• [REQUEST]:
Output nothing but the lines from the one with "Reproduce this chart with matplotlib." through the one with "ax = fig.add_axes([0.1695, 0.0862, 0.8433, 0.8844])", including both. Leave the pictures out of the copy.

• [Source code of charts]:
• • • • •

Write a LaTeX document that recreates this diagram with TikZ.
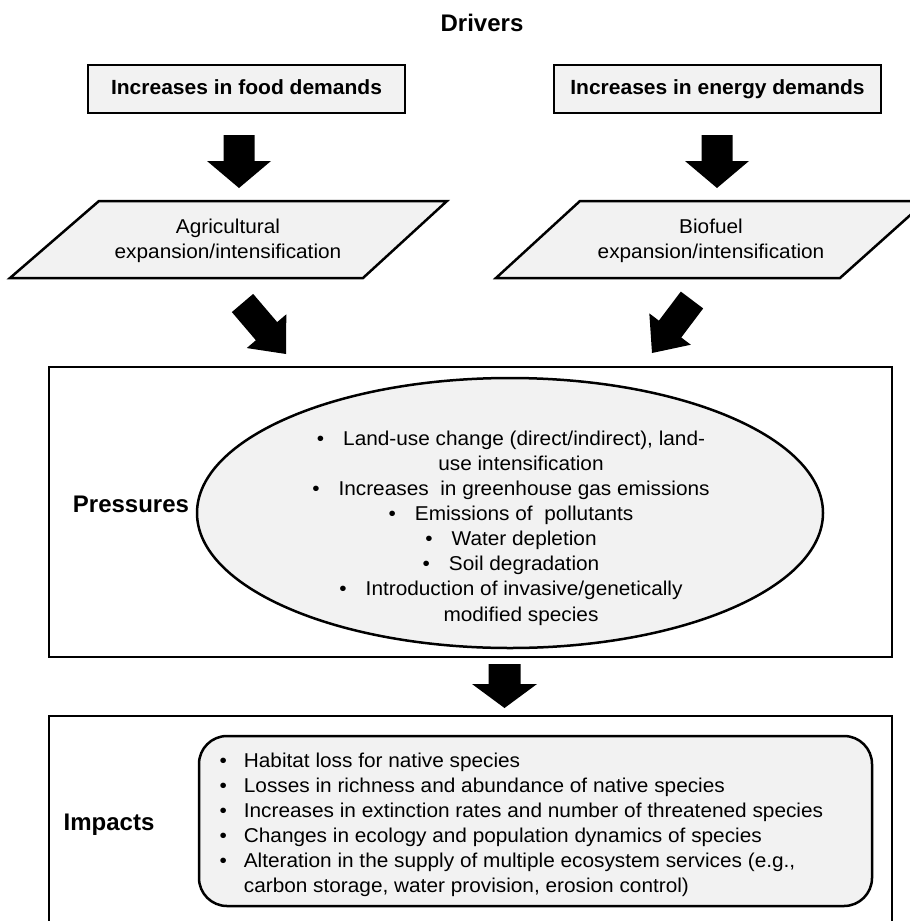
\documentclass[tikz,border=0pt]{standalone}
\usepackage{fontspec}
\setmainfont{Liberation Sans}
\newfontfamily\bodyfamily[FakeStretch=1.04]{Liberation Sans}
\newfontfamily\titlefamily[FakeStretch=1.025]{Liberation Sans}
\usetikzlibrary{calc,shapes.geometric}

\definecolor{panelfill}{HTML}{F2F2F2}
\newcommand{\bodysize}{\bodyfamily\fontsize{20}{25.1}\selectfont}
\newcommand{\titlesize}{\titlefamily\fontsize{20.5}{24}\selectfont\bfseries}
\newcommand{\headsize}{\fontsize{24}{28}\selectfont\bfseries}

\begin{document}
\begin{tikzpicture}[x=1pt,y=-1pt,
  outline/.style={draw=black, line width=2.5pt},
  titlebox/.style={outline, fill=panelfill, inner sep=0pt, font=\titlesize,
    text height=15pt, text depth=4pt},
  panel/.style={outline, inner sep=0pt},
  sectionlabel/.style={font=\headsize, inner sep=0pt},
  body/.style={font=\bodysize, inner sep=0pt},
  % filled block arrow from start to target: {shaft half width}{head half width}{head length}
  blockarrow/.style n args={3}{fill=black, to path={
      ($(\tikztostart)!#1!90:(\tikztotarget)$)
      -- ($(\tikztotarget)!#3!(\tikztostart)!#1!90:(\tikztotarget)$)
      -- ($(\tikztotarget)!#3!(\tikztostart)!#2!90:(\tikztotarget)$)
      -- (\tikztotarget)
      -- ($(\tikztotarget)!#3!(\tikztostart)!#2!-90:(\tikztotarget)$)
      -- ($(\tikztotarget)!#3!(\tikztostart)!#1!-90:(\tikztotarget)$)
      -- ($(\tikztostart)!#1!-90:(\tikztotarget)$)
      -- cycle}}
]
\useasboundingbox (0,0) rectangle (910,921);
\fill[white] (0,0) rectangle (910,921);
\clip (0,0) rectangle (910,921);

% ---- Drivers ----
\node[sectionlabel] (drivers) at (482,23) {Drivers};
\node[titlebox, minimum width=317pt, minimum height=48pt] (food) at (246.5,89) {Increases in food demands};
\node[titlebox, minimum width=327pt, minimum height=48pt] (energy) at (717.5,89) {Increases in energy demands};

\draw[outline, fill=panelfill] (99,201) -- (447,201) -- (363,278) -- (10,278) -- cycle;
\draw[outline, fill=panelfill] (580,201) -- (926,201) -- (840,278) -- (496,278) -- cycle;
\node[body, align=center] (agri) at (228,241) {Agricultural\\expansion/intensification};
\node[body, align=center] (biofuel) at (711,241) {Biofuel\\expansion/intensification};

% ---- Pressures ----
\node[panel, minimum width=843pt, minimum height=290pt] (pressbox) at (470.5,512) {};
\node[ellipse, outline, fill=panelfill, inner sep=0pt, minimum width=626pt, minimum height=270pt] (pressell) at (510,513) {};
\node[sectionlabel] (presslabel) at (131,504) {Pressures};
\node[body, align=center] (presstext) at (511,528) {%
  •\hspace{19pt}Land-use change (direct/indirect), land-\\
  \hspace*{20pt}use intensification\\
  •\hspace{19pt}Increases\ \ in greenhouse gas emissions\\
  •\hspace{19pt}Emissions of\ \ pollutants\\
  •\hspace{19pt}Water depletion\\
  •\hspace{19pt}Soil degradation\\
  •\hspace{19pt}Introduction of invasive/genetically\\
  \hspace*{20pt}modified species};

% ---- Impacts ----
\node[panel, minimum width=843pt, minimum height=229pt] (impbox) at (470.5,830.5) {};
\node[outline, fill=panelfill, rounded corners=28pt, inner sep=0pt, minimum width=673pt, minimum height=170pt] (impround) at (535.5,821) {};
\node[sectionlabel] (implabel) at (109,825) {Impacts};
\node[body, align=left, anchor=west] (imptext) at (219.4,825) {%
  •\hspace{17pt}Habitat loss for native species\\
  •\hspace{17pt}Losses in richness and abundance of native species\\
  •\hspace{17pt}Increases in extinction rates and number of threatened species\\
  •\hspace{17pt}Changes in ecology and population dynamics of species\\
  •\hspace{17pt}Alteration in the supply of multiple ecosystem services (e.g.,\\
  \hphantom{•}\hspace*{17pt}carbon storage, water provision, erosion control)};

% ---- block arrows ----
\coordinate (foodtail) at (239,135);    \coordinate (foodtip) at (239,188);
\coordinate (energytail) at (717,135);  \coordinate (energytip) at (717,188);
\coordinate (agritail) at (242.5,303);  \coordinate (agritip) at (286,354);
\coordinate (biotail) at (692,300);     \coordinate (biotip) at (652,353);
\coordinate (presstail) at (504.5,664); \coordinate (presstip) at (504.5,708);

\fill[blockarrow={15.5pt}{32pt}{27pt}] (foodtail) to (foodtip);
\fill[blockarrow={15.5pt}{32pt}{27pt}] (energytail) to (energytip);
\fill[blockarrow={14pt}{26pt}{30pt}] (agritail) to (agritip);
\fill[blockarrow={14pt}{26pt}{30pt}] (biotail) to (biotip);
\fill[blockarrow={16pt}{32.5pt}{24pt}] (presstail) to (presstip);
\end{tikzpicture}
\end{document}
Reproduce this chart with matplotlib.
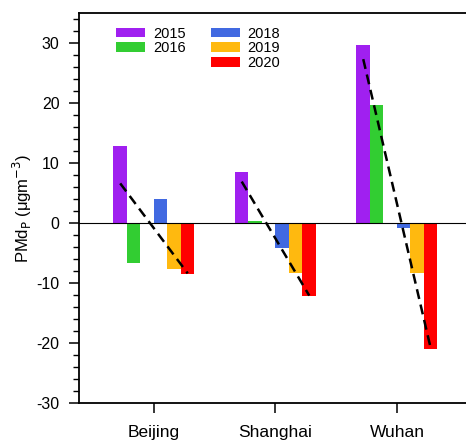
import matplotlib
matplotlib.use("Agg")
import matplotlib.pyplot as plt
import numpy as np

# data
cities = ["Beijing", "Shanghai", "Wuhan"]
years = [2015, 2016, 2017, 2018, 2019, 2020]
colors = ["#A020F0", "#32CD32", "none", "#4169E1", "#FFB90F", "#FF0000"]
pmd_2015 = [12.8, 8.5, 29.6]
pmd_2016 = [-6.6, 0.4, 19.6]
pmd_2017 = [np.nan, np.nan, np.nan]   # no bar drawn for 2017
pmd_2018 = [3.95, -4.1, -0.9]
pmd_2019 = [-7.6, -8.4, -8.4]
pmd_2020 = [-8.5, -12.2, -21.0]
# dashed trend line end points (2015 -> 2020)
trend_start = [6.6, 6.9, 27.3]
trend_end = [-8.4, -12.1, -20.9]

values = [pmd_2015, pmd_2016, pmd_2017, pmd_2018, pmd_2019, pmd_2020]

plt.rcParams['font.family'] = ['Liberation Sans', 'DejaVu Sans']
plt.rcParams['axes.unicode_minus'] = False

fig = plt.figure(figsize=(4.66, 4.41), dpi=100)
ax = fig.add_axes([0.1695, 0.0862, 0.8433, 0.8844])

x = np.arange(1, len(cities) + 1)
w = 1.0 / 9
nslot = len(years)
handles = []
for i, (yr, col, vals) in enumerate(zip(years, colors, values)):
    off = (i - (nslot - 1) / 2.0) * w
    if yr == 2017:
        h = plt.Rectangle((0, 0), 1, 1, fc="none", ec="none")
        handles.append((h, ""))
        continue
    b = ax.bar(x + off, vals, width=w, color=col, zorder=2)
    handles.append((b, str(yr)))

# trend lines from first to last year slot
x0 = x + (0 - (nslot - 1) / 2.0) * w
x1 = x + (nslot - 1 - (nslot - 1) / 2.0) * w
for i in range(len(cities)):
    ax.plot([x0[i], x1[i]], [trend_start[i], trend_end[i]], color="k",
            ls=(0, (4.0, 2.3)), lw=1.8, zorder=4)

ax.axhline(0, color="k", lw=0.8, zorder=3)

ax.set_xlim(0.383, 3.617)
ax.set_ylim(-30, 35)
ax.set_xticks(x)
ax.set_xticklabels(cities, fontsize=12.5)
ax.set_yticks([-30, -20, -10, 0, 10, 20, 30])
ax.set_yticks(np.arange(-30, 36, 2), minor=True)
ax.tick_params(axis="y", which="major", length=7, width=1.1, labelsize=11.5, pad=7)
ax.tick_params(axis="y", which="minor", length=4.3, width=1.0)
ax.tick_params(axis="x", which="major", length=7, width=1.1, pad=9)
ax.tick_params(axis="x", which="minor", length=0)
for s in ax.spines.values():
    s.set_linewidth(1.3)

ax.set_ylabel("PMd$_\\mathrm{P}$ (\u03bcgm$^{-3}$)", fontsize=12, labelpad=2)

leg = ax.legend([h for h, l in handles], [l for h, l in handles], ncol=2,
                loc="upper left", bbox_to_anchor=(0.094, 0.965), frameon=False,
                fontsize=10.5, handlelength=2.0, handleheight=0.62,
                handletextpad=0.55, columnspacing=1.7, labelspacing=0.05,
                borderpad=0, borderaxespad=0)

fig.savefig("out.png", dpi=100)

• • • • •

• [ANSWER FOR THIS EXERCISE]:
Reproduce this chart with matplotlib.
import matplotlib
matplotlib.use("Agg")
import matplotlib.pyplot as plt
import numpy as np

# data
cities = ["Beijing", "Shanghai", "Wuhan"]
years = [2015, 2016, 2017, 2018, 2019, 2020]
colors = ["#A020F0", "#32CD32", "none", "#4169E1", "#FFB90F", "#FF0000"]
pmd_2015 = [12.8, 8.5, 29.6]
pmd_2016 = [-6.6, 0.4, 19.6]
pmd_2017 = [np.nan, np.nan, np.nan]   # no bar drawn for 2017
pmd_2018 = [3.95, -4.1, -0.9]
pmd_2019 = [-7.6, -8.4, -8.4]
pmd_2020 = [-8.5, -12.2, -21.0]
# dashed trend line end points (2015 -> 2020)
trend_start = [6.6, 6.9, 27.3]
trend_end = [-8.4, -12.1, -20.9]

values = [pmd_2015, pmd_2016, pmd_2017, pmd_2018, pmd_2019, pmd_2020]

plt.rcParams['font.family'] = ['Liberation Sans', 'DejaVu Sans']
plt.rcParams['axes.unicode_minus'] = False

fig = plt.figure(figsize=(4.66, 4.41), dpi=100)
ax = fig.add_axes([0.1695, 0.0862, 0.8433, 0.8844])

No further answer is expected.